» **EXERCISE DIRECTIONS**
Reproduce exactly, with no pictures, each line from the opening of the material down through the line containing "const yTitle = 'Quantité de lipides (µg/g)';".

» **DATA**
■ ■ ■
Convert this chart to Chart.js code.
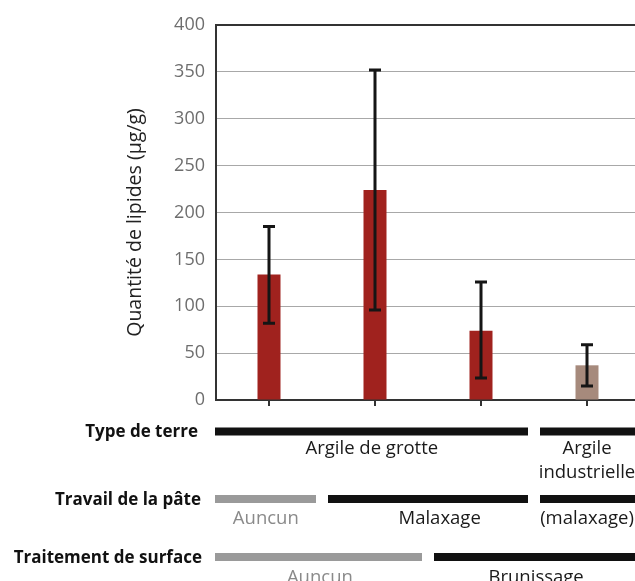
<!DOCTYPE html>
<html>
<head>
<meta charset="utf-8">
<script src="https://cdn.jsdelivr.net/npm/chart.js@4/dist/chart.umd.min.js"></script>
<style>
html,body{margin:0;padding:0;overflow:hidden;background:#fff;width:635px;height:581px;}
#wrap{width:640px;height:581px;}
</style>
</head>
<body>
<div id="wrap"><canvas id="c" width="640" height="581"></canvas></div>
<script>
// ---- data ----
const categories = ['Grotte / aucun / aucun', 'Grotte / malaxage / aucun', 'Grotte / malaxage / brunissage', 'Industrielle / malaxage / brunissage'];
const lipidValues = [134, 224, 74, 37];
const errorLow = [82, 96, 23.5, 15];
const errorHigh = [185, 352, 126, 59];
const barColors = ['#A0221E', '#A0221E', '#A0221E', '#A68A7C'];
const yTicks = [0, 50, 100, 150, 200, 250, 300, 350, 400];
const yTitle = 'Quantité de lipides (µg/g)';

// annotation rows: label, segments [fromIndex, toIndex, style], texts [lines, centre index, style]
const rowLabels = ['Type de terre', 'Travail de la pâte', 'Traitement de surface'];
const rowSegments = [
  [[0, 2, 'dark'], [3, 3, 'dark']],
  [[0, 0, 'grey'], [1, 2, 'dark'], [3, 3, 'dark']],
  [[0, 1, 'grey'], [2, 3, 'dark']]
];
const rowTexts = [
  [[['Argile de grotte'], 0.97, 'dark'], [['Argile', 'industrielle'], 3.0, 'dark']],
  [[['Auncun'], -0.03, 'grey'], [['Malaxage'], 1.61, 'dark'], [['(malaxage)'], 3.0, 'dark']],
  [[['Auncun'], 0.48, 'grey'], [['Brunissage'], 2.52, 'dark']]
];

const errorBars = {
  id: 'errorBars',
  afterDatasetsDraw(chart) {
    const ctx = chart.ctx;
    const meta = chart.getDatasetMeta(0);
    const ys = chart.scales.y;
    ctx.save();
    ctx.strokeStyle = '#151515';
    ctx.lineWidth = 3;
    meta.data.forEach((bar, i) => {
      const x = bar.x;
      const yh = ys.getPixelForValue(errorHigh[i]);
      const yl = ys.getPixelForValue(errorLow[i]);
      ctx.beginPath();
      ctx.moveTo(x, yh); ctx.lineTo(x, yl);
      ctx.moveTo(x - 6, yh); ctx.lineTo(x + 6, yh);
      ctx.moveTo(x - 6, yl); ctx.lineTo(x + 6, yl);
      ctx.stroke();
    });
    ctx.restore();
  }
};

const annotations = {
  id: 'annotations',
  afterDraw(chart) {
    const ctx = chart.ctx;
    const xs = chart.scales.x;
    const area = chart.chartArea;
    const cw = xs.width / categories.length;
    const rowY = [431.5, 499, 557];
    const textY = [449, 519, 578];
    const colors = {dark: '#111111', grey: '#9a9a9a'};
    const textColors = {dark: '#1a1a1a', grey: '#8a8a8a'};
    ctx.save();
    // y axis title
    ctx.save();
    ctx.translate(135, area.top + (area.bottom - area.top) / 2 + 10);
    ctx.rotate(-Math.PI / 2);
    ctx.font = '19.5px "Open Sans"';
    ctx.fillStyle = '#222';
    ctx.textAlign = 'center';
    ctx.textBaseline = 'middle';
    ctx.fillText(yTitle, 0, 0);
    ctx.restore();
    // row labels
    ctx.font = 'bold 17px "Open Sans"';
    ctx.fillStyle = '#111';
    ctx.textAlign = 'right';
    ctx.textBaseline = 'middle';
    const labelRight = [198, 201, 202];
    rowLabels.forEach((t, r) => ctx.fillText(t, labelRight[r], rowY[r] + 1));
    // segments
    rowSegments.forEach((segs, r) => {
      segs.forEach(([a, b, st]) => {
        const x1 = a === 0 ? area.left - 1 : xs.getPixelForValue(a) - cw / 2 + 6;
        const x2 = b === categories.length - 1 ? area.right + 5 : xs.getPixelForValue(b) + cw / 2 - 6;
        ctx.fillStyle = colors[st];
        ctx.fillRect(x1, rowY[r] - 4, x2 - x1, 8);
      });
    });
    // texts
    ctx.font = '18.5px "Open Sans"';
    ctx.textAlign = 'center';
    rowTexts.forEach((items, r) => {
      items.forEach(([lines, pos, st]) => {
        const x = xs.getPixelForValue(0) + pos * cw;
        ctx.fillStyle = textColors[st];
        lines.forEach((ln, k) => ctx.fillText(ln, x, textY[r] + k * 24));
      });
    });
    ctx.restore();
  }
};

new Chart(document.getElementById('c'), {
  type: 'bar',
  data: {
    labels: categories,
    datasets: [{
      data: lipidValues,
      backgroundColor: barColors,
      borderColor: barColors,
      borderWidth: 0,
      barPercentage: 0.217,
      categoryPercentage: 1
    }]
  },
  options: {
    responsive: false,
    devicePixelRatio: 1,
    animation: false,
    layout: {padding: {top: 25, right: 0, bottom: 0, left: 0}},
    plugins: {legend: {display: false}, tooltip: {enabled: false}},
    scales: {
      x: {
        ticks: {display: false},
        grid: {display: true, offset: false, drawOnChartArea: false, drawTicks: true, tickLength: 6, color: '#333', lineWidth: 2},
        border: {display: true, color: '#333', width: 2},
        afterFit(s) { s.height = 181; }
      },
      y: {
        min: 0, max: 400,
        afterBuildTicks(s) { s.ticks = yTicks.map(v => ({value: v})); },
        ticks: {color: '#6e6e6e', font: {family: '"Open Sans"', size: 18}, padding: 11},
        grid: {
          drawTicks: false,
          color: c => c.tick && c.tick.value === 400 ? '#333' : '#a8a8a8',
          lineWidth: c => c.tick && c.tick.value === 400 ? 2 : 1
        },
        border: {display: true, color: '#333', width: 2},
        title: {display: false},
        afterFit(s) { s.width = 216; }
      }
    }
  },
  plugins: [errorBars, annotations]
});
</script>
</body>
</html>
■ ■ ■
» **TASK OUTPUT**
Convert this chart to Chart.js code.
<!DOCTYPE html>
<html>
<head>
<meta charset="utf-8">
<script src="https://cdn.jsdelivr.net/npm/chart.js@4/dist/chart.umd.min.js"></script>
<style>
html,body{margin:0;padding:0;overflow:hidden;background:#fff;width:635px;height:581px;}
#wrap{width:640px;height:581px;}
</style>
</head>
<body>
<div id="wrap"><canvas id="c" width="640" height="581"></canvas></div>
<script>
// ---- data ----
const categories = ['Grotte / aucun / aucun', 'Grotte / malaxage / aucun', 'Grotte / malaxage / brunissage', 'Industrielle / malaxage / brunissage'];
const lipidValues = [134, 224, 74, 37];
const errorLow = [82, 96, 23.5, 15];
const errorHigh = [185, 352, 126, 59];
const barColors = ['#A0221E', '#A0221E', '#A0221E', '#A68A7C'];
const yTicks = [0, 50, 100, 150, 200, 250, 300, 350, 400];
const yTitle = 'Quantité de lipides (µg/g)';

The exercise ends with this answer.